Entries with chart source code
☆ ☆ ☆ ☆ ☆

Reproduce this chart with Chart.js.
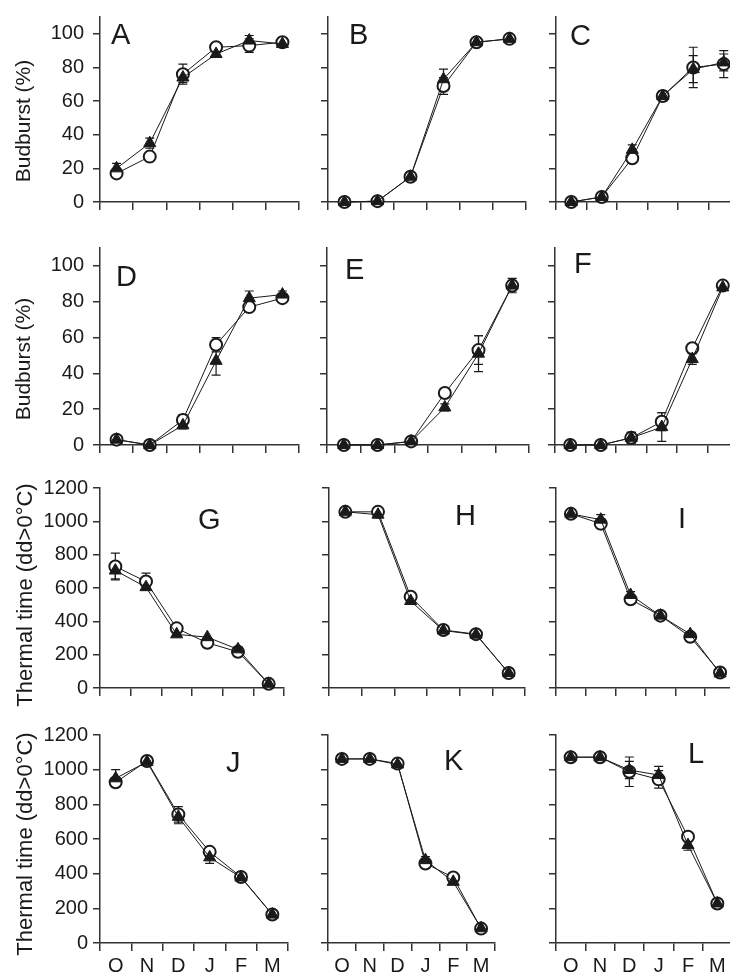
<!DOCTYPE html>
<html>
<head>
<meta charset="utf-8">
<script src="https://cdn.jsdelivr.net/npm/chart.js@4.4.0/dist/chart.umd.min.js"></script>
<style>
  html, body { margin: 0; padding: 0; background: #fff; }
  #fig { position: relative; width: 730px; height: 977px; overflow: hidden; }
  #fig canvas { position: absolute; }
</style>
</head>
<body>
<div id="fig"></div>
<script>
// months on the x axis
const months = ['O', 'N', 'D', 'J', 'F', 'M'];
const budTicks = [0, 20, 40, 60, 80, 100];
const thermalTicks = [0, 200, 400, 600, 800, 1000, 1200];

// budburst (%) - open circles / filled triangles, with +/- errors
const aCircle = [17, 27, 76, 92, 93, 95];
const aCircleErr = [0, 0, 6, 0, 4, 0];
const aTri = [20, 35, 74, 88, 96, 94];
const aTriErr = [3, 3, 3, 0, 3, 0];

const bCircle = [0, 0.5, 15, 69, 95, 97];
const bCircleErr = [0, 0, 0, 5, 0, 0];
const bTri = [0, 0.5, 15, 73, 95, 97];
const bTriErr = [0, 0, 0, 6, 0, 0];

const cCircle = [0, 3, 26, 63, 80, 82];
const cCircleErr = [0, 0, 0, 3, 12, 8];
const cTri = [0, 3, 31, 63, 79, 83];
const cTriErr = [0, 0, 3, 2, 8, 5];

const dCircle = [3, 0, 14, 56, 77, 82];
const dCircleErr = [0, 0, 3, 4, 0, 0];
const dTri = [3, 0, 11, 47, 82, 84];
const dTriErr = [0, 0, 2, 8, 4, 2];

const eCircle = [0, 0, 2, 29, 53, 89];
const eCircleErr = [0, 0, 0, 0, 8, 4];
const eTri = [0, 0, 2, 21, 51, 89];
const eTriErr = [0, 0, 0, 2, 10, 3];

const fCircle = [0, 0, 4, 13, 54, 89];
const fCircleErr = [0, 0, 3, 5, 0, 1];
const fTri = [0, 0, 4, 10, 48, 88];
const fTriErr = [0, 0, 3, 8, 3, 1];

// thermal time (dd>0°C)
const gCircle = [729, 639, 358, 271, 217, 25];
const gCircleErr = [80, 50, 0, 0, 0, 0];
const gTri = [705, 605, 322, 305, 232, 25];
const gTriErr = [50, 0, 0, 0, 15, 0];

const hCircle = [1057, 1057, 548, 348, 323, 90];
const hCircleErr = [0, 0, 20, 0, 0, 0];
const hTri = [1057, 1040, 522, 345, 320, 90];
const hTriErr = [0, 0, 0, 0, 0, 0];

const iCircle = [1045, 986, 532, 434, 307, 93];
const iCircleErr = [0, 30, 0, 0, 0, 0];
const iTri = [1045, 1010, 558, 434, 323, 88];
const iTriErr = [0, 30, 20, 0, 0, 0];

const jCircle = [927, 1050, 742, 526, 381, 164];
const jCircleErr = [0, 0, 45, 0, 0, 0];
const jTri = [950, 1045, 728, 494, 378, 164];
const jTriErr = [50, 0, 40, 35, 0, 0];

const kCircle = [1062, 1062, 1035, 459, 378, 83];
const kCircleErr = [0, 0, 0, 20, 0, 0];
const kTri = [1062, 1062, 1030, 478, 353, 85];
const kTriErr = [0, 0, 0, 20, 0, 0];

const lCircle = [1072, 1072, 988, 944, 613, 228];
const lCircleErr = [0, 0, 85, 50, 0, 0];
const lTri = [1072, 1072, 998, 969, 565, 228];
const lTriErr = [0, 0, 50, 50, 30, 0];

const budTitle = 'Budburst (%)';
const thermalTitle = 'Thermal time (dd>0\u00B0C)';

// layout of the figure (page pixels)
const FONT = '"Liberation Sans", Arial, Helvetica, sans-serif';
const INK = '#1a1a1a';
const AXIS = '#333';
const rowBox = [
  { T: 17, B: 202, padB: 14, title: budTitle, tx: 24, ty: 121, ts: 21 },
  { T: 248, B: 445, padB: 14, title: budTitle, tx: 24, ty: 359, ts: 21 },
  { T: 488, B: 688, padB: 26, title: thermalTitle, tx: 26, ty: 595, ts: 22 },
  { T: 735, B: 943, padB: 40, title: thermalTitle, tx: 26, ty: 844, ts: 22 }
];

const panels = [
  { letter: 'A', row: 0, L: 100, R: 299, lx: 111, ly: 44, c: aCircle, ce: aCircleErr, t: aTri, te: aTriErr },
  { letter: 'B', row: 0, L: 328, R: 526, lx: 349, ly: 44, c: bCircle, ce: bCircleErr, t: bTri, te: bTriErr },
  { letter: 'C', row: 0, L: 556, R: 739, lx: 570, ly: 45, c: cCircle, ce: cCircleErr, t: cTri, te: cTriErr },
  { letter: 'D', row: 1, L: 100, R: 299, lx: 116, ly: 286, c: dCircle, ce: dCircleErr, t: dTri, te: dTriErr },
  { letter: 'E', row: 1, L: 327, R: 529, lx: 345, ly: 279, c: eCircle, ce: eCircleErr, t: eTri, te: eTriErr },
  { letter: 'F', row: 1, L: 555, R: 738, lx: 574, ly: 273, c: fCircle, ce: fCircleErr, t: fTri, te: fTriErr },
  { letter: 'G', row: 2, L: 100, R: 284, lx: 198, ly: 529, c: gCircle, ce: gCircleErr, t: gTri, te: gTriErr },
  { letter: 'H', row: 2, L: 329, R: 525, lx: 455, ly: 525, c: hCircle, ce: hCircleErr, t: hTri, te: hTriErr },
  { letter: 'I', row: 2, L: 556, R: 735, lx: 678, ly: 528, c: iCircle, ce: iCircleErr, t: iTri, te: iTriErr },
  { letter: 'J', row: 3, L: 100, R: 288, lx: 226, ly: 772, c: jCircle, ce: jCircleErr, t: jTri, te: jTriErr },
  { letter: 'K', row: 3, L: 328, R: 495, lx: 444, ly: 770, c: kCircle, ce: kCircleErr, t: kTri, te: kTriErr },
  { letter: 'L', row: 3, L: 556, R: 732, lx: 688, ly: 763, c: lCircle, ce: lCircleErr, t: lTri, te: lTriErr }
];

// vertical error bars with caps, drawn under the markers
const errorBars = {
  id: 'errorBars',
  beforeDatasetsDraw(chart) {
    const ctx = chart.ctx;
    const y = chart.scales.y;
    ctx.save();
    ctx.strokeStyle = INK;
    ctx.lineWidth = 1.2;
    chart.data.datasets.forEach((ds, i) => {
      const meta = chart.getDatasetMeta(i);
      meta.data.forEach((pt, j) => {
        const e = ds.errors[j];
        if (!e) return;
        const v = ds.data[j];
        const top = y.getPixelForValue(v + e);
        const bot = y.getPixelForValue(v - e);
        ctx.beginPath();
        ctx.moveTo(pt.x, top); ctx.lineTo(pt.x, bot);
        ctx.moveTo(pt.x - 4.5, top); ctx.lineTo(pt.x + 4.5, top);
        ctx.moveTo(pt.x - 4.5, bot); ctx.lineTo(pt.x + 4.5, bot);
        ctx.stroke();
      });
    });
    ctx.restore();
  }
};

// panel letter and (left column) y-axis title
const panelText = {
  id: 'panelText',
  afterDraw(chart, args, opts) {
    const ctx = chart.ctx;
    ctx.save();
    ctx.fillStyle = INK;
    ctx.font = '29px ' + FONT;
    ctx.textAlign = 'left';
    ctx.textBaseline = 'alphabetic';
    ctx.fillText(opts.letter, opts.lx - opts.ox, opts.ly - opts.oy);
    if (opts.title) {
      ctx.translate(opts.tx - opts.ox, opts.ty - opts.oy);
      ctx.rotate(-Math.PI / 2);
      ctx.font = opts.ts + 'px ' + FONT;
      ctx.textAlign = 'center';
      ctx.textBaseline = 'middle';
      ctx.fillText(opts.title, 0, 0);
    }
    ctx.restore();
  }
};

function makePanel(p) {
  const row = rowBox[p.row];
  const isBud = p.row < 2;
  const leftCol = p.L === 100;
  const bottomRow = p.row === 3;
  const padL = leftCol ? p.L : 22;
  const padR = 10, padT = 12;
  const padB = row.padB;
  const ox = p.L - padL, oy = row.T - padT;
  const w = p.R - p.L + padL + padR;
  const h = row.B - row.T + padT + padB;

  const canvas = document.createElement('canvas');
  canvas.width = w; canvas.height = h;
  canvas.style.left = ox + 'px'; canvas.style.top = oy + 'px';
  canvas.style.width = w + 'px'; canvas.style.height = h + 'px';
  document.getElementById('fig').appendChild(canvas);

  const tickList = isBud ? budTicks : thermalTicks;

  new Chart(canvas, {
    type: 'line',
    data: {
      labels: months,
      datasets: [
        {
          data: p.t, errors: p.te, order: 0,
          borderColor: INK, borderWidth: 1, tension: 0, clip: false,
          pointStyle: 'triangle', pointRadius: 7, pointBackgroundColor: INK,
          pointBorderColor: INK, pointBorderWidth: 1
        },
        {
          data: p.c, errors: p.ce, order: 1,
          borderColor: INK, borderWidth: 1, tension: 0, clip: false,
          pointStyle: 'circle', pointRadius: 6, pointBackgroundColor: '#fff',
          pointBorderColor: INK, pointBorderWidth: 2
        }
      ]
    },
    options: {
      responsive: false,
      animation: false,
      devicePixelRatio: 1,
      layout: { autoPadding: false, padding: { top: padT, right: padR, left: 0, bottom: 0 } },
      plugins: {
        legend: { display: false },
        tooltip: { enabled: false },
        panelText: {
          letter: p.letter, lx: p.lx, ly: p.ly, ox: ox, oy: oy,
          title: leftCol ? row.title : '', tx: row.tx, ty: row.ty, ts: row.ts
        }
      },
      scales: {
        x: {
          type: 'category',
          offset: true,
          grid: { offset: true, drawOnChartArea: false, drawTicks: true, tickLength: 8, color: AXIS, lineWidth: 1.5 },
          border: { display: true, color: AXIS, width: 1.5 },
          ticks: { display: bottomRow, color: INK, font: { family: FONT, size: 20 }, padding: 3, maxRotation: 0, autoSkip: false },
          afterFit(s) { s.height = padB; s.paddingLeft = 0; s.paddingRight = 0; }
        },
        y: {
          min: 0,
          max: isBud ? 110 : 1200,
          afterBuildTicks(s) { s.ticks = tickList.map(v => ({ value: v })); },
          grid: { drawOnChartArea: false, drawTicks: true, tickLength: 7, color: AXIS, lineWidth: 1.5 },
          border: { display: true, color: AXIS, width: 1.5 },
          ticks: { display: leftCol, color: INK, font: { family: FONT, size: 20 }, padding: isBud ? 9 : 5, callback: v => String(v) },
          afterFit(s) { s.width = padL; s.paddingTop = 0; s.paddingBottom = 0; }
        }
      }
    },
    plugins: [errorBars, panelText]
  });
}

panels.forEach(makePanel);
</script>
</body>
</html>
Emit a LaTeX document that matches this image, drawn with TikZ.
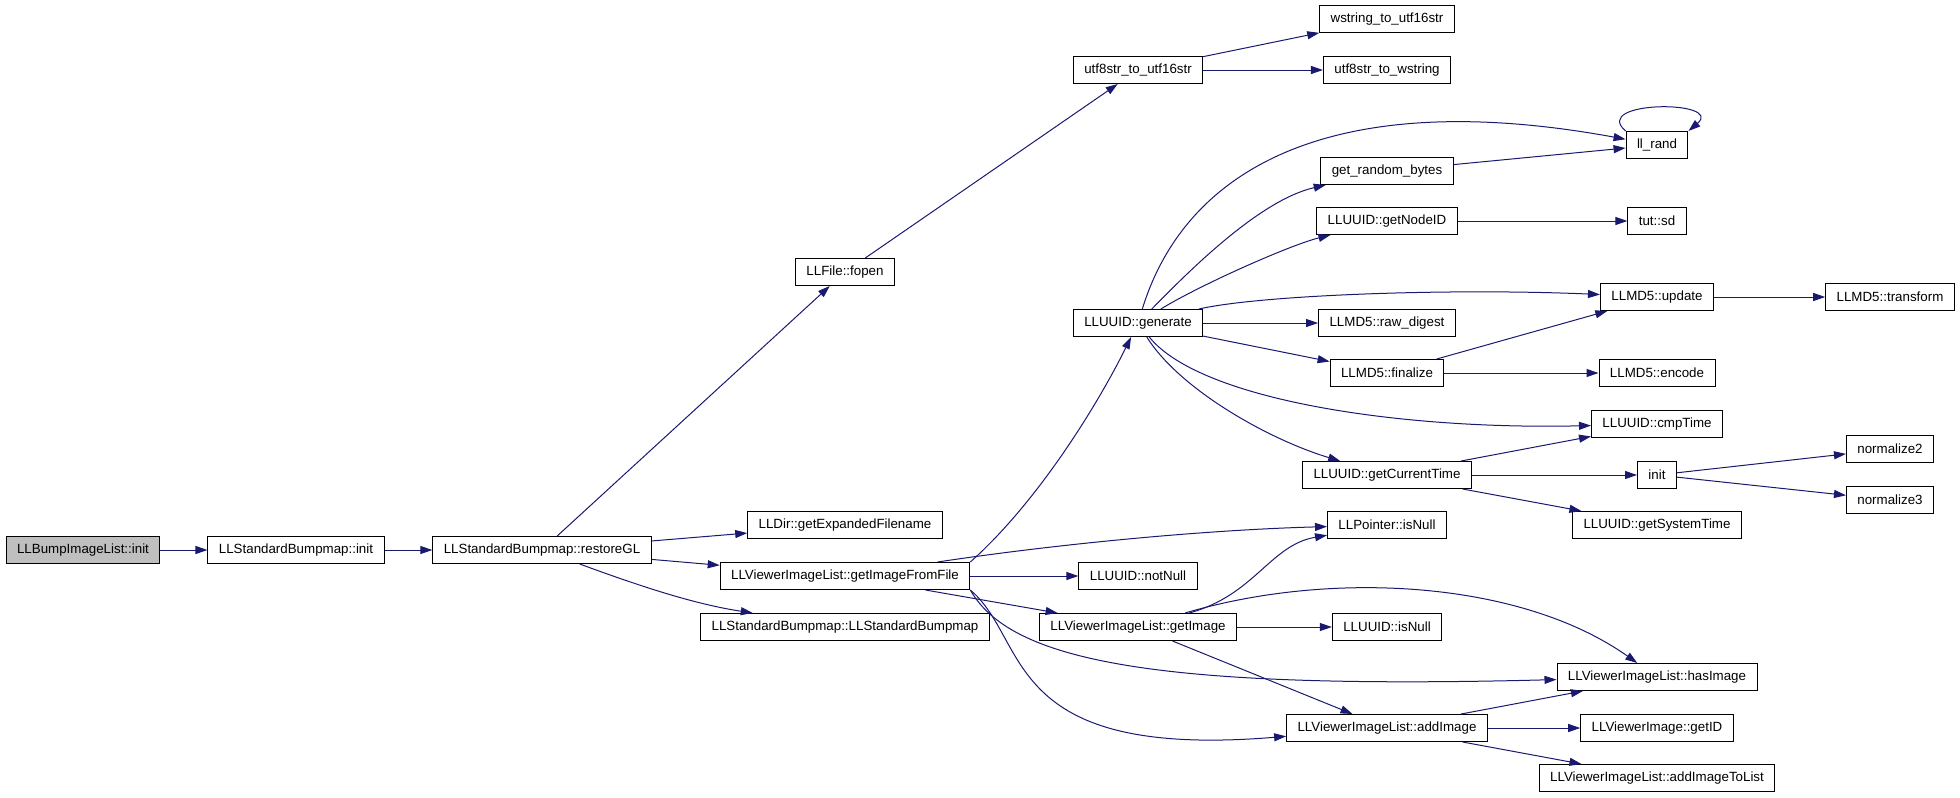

☆ ☆ ☆ ☆ ☆

▶ _WORK TO DO_
Please give again the entries word for word, starting at the first line and ending with the line that contains "const aTriErr = [3, 3, 3, 0, 3, 0];"; include both of those lines but none of the pictures.

▶ _ANSWER IN FULL_
Reproduce this chart with Chart.js.
<!DOCTYPE html>
<html>
<head>
<meta charset="utf-8">
<script src="https://cdn.jsdelivr.net/npm/chart.js@4.4.0/dist/chart.umd.min.js"></script>
<style>
  html, body { margin: 0; padding: 0; background: #fff; }
  #fig { position: relative; width: 730px; height: 977px; overflow: hidden; }
  #fig canvas { position: absolute; }
</style>
</head>
<body>
<div id="fig"></div>
<script>
// months on the x axis
const months = ['O', 'N', 'D', 'J', 'F', 'M'];
const budTicks = [0, 20, 40, 60, 80, 100];
const thermalTicks = [0, 200, 400, 600, 800, 1000, 1200];

// budburst (%) - open circles / filled triangles, with +/- errors
const aCircle = [17, 27, 76, 92, 93, 95];
const aCircleErr = [0, 0, 6, 0, 4, 0];
const aTri = [20, 35, 74, 88, 96, 94];
const aTriErr = [3, 3, 3, 0, 3, 0];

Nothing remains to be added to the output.